= Stoke-on-Trent College of Art =

Former art school in England

The Stoke-on-Trent Regional College of Art was one of three colleges that were merged in 1971 to form North Staffordshire Polytechnic (later renamed Staffordshire Polytechnic and now Staffordshire University). The College of Art achieved Regional Art College status after the Second World War, but its roots lay in the nineteenth century as it was formed from three of the Potteries’ art schools.

Although the six towns which make up Stoke-on-Trent were a relatively small conurbation, each had its own art school: those at Fenton, Hanley and Tunstall had closed by the time the Regional College of Art was created, leaving Burslem, Longton and Stoke.

== Burslem ==
Burslem School of Art was perhaps the best known art school in the Potteries. It was provided with a fine building in 1905. Burslem continued to be the home of the Department of Fine Art for some years after the formation of North Staffordshire Polytechnic. Staff at Burslem included Arthur Berry who taught at the Polytechnic until 1985 by which time Fine Art had moved to College Road.

== Longton ==
The Departments of Ceramics and Fashion and Textiles were housed in the Sutherland Institute, Longton.
In 1962 the Advanced Diploma in Art & Design (Ceramics) was offered by the Stoke-on-Trent Regional College of Art. Later, with the merger of the National Council for Diplomas in Art & Design and the Council for National Academic Awards, this was to become the first MA (Master of Arts) postgraduate course in North Staffordshire Polytechnic.
After the formation of the North Staffordshire Polytechnic, Colin Melbourne, the sculptor and ceramic designer, who was Head of Ceramic Design at Longton became Head of Fine Arts in the new institution.

== Stoke==
The Stoke College of Art was housed in the Herbert Minton Building in London Road from the mid-1850s. Amongst the artists who were educated in the Stoke School was Arnold Machin the sculptor, who designed the portrait of the Queen which has appeared on postage stamps since 1967 (the Machin series).
In 1964 Graphic Design & Printing relocated to the Technical College site in Stoke (the present Staffordshire University College Road campus). Printing education was a key feature of the Stoke School and many advances in ceramic transfer printing (particularly in offset lithography) were first developed there by the Deardens (father and son) before their wider adoption by the ceramics industry.

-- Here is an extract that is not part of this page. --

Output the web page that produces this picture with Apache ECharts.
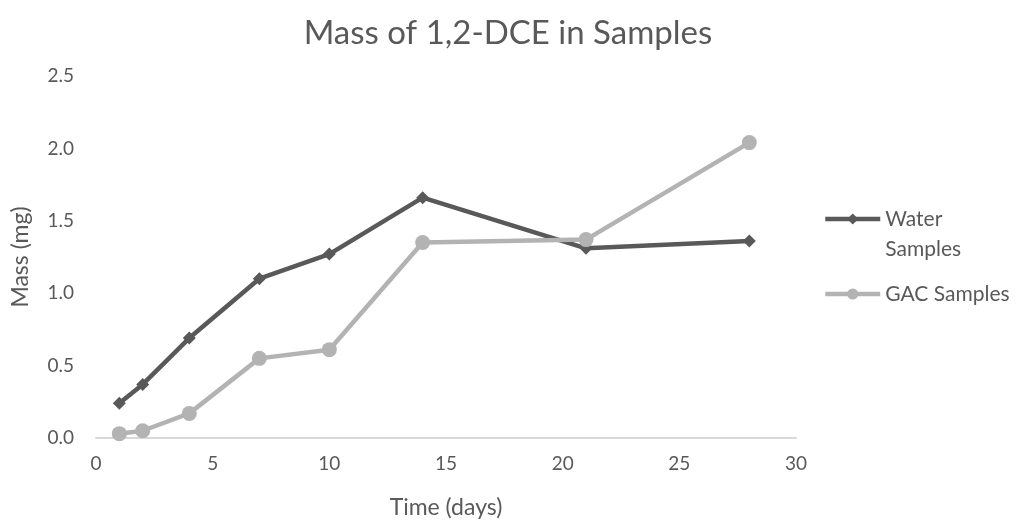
<!DOCTYPE html>
<html>
<head>
<meta charset="utf-8">
<script src="https://cdn.jsdelivr.net/npm/echarts@6/dist/echarts.min.js"></script>
<style>
  html, body { margin: 0; padding: 0; background: #fff; }
  #chart { width: 1016px; height: 529px; }
</style>
</head>
<body>
<div id="chart"></div>
<script>
// Sampling days and measured mass of 1,2-DCE (mg)
const days = [1, 2, 4, 7, 10, 14, 21, 28];
const waterMass = [0.24, 0.37, 0.69, 1.10, 1.27, 1.66, 1.31, 1.36];
const gacMass = [0.03, 0.05, 0.17, 0.55, 0.61, 1.35, 1.37, 2.04];
const seriesNames = ['Water Samples', 'GAC Samples'];

const FONT = 'Lato';
const TEXT = '#595959';

const pairs = (xs, ys) => xs.map((x, i) => [x, ys[i]]);

const chart = echarts.init(document.getElementById('chart'));
chart.setOption({
  backgroundColor: '#ffffff',
  animation: false,
  title: {
    text: 'Mass of 1,2-DCE in Samples',
    left: 'center',
    top: 12,
    textStyle: { fontFamily: FONT, fontSize: 33, fontWeight: 'normal', color: TEXT }
  },
  legend: {
    orient: 'vertical',
    left: 818,
    top: 169,
    itemWidth: 55,
    itemHeight: 14,
    itemGap: 15,
    data: seriesNames,
    formatter: name => name === 'Water Samples' ? '\nWater\nSamples' : name,
    lineStyle: { width: 4.5 },
    textStyle: { fontFamily: FONT, fontSize: 21, color: TEXT, lineHeight: 30 }
  },
  grid: { left: 96, right: 220, top: 76, bottom: 91 },
  xAxis: {
    type: 'value',
    min: 0,
    max: 30,
    interval: 5,
    name: 'Time (days)',
    nameLocation: 'middle',
    nameGap: 58,
    nameTextStyle: { fontFamily: FONT, fontSize: 23, color: TEXT },
    axisLine: { lineStyle: { color: '#d9d9d9', width: 2 } },
    axisTick: { show: false },
    splitLine: { show: false },
    axisLabel: { fontFamily: FONT, fontSize: 19, color: TEXT, margin: 16 }
  },
  yAxis: {
    type: 'value',
    min: 0,
    max: 2.5,
    interval: 0.5,
    name: 'Mass (mg)',
    nameLocation: 'middle',
    nameGap: 64,
    nameTextStyle: { fontFamily: FONT, fontSize: 23, color: TEXT },
    axisLine: { show: false },
    axisTick: { show: false },
    splitLine: { show: false },
    axisLabel: {
      fontFamily: FONT, fontSize: 19, color: TEXT, margin: 22,
      formatter: v => v.toFixed(1)
    }
  },
  series: [
    {
      name: seriesNames[0],
      type: 'line',
      data: pairs(days, waterMass),
      symbol: 'diamond',
      symbolSize: 13,
      z: 3,
      lineStyle: { color: '#595959', width: 4.5 },
      itemStyle: { color: '#595959' }
    },
    {
      name: seriesNames[1],
      type: 'line',
      data: pairs(days, gacMass),
      symbol: 'circle',
      symbolSize: 15,
      z: 4,
      lineStyle: { color: '#b3b3b3', width: 4.5 },
      itemStyle: { color: '#b3b3b3' }
    }
  ]
});
</script>
</body>
</html>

==Developments in art education at North Staffordshire Polytechnic==
In 1973 the departments of Graphic Design and Three-Dimensional Design (the latter being the renamed Department of Ceramics) combined their resources to offer a new and unique course in Multidisciplinary Design. This concept of multidisciplinary design echoed much of the philosophy of the Bauhaus of the 1920s and 1930s. Students were able to choose from a range of design subject areas and to combine them in solving design problems often located in the local community. The design disciplines available then were: typography; illustration, scientific & medical illustration; photography; audio-visual communication; textiles; industrial ceramics; ceramic sculpture; glass; silverware & jewellery; and product design.

In the early 1970s, the Department of the History of Art & Design and Complementary Studies was established. Again this was forward-looking in establishing the study of the history of art and design as an academic discipline in its own right.

In the early seventies research into letterform design for cathode ray tubes was carried out in collaboration with International Computers Limited (ICL) in Kidsgrove by staff and students in the Department of Graphic Design, North Staffordshire Polytechnic. In the same period collaborative research into computer-assisted typesetting was carried out with The Monotype Corporation.

By the end of the 1970s both design departments (Graphic Design and Three-Dimensional Design) were actively involved in many aspects of information technology and computing applied to design. In this particular application of computers, the departments were pioneers and among the first in the country. In 1982 the Department of Trade and Industry sponsored an exhibition (IT82) outlining the advantages of computing and information technology for industry. The design departments were successful in persuading the DTI to locate this travelling exhibition on the College Road campus – the only visit for the north Midlands. The pioneering in the applications of computing to Design was to lead to the development of the first BTEC course in Multimedia Design. In conjunction with the Department of Computing, the first degree course in Interactive Systems Design in the United Kingdom was developed.

In the 1980s the design departments became involved in research for the computer-aided design of ceramic shapes using solid modelling techniques, and surface pattern designs using advanced computer graphics. The experience gained in this area was to be used in the early planning of the Hothouse Design Centre located in Longton.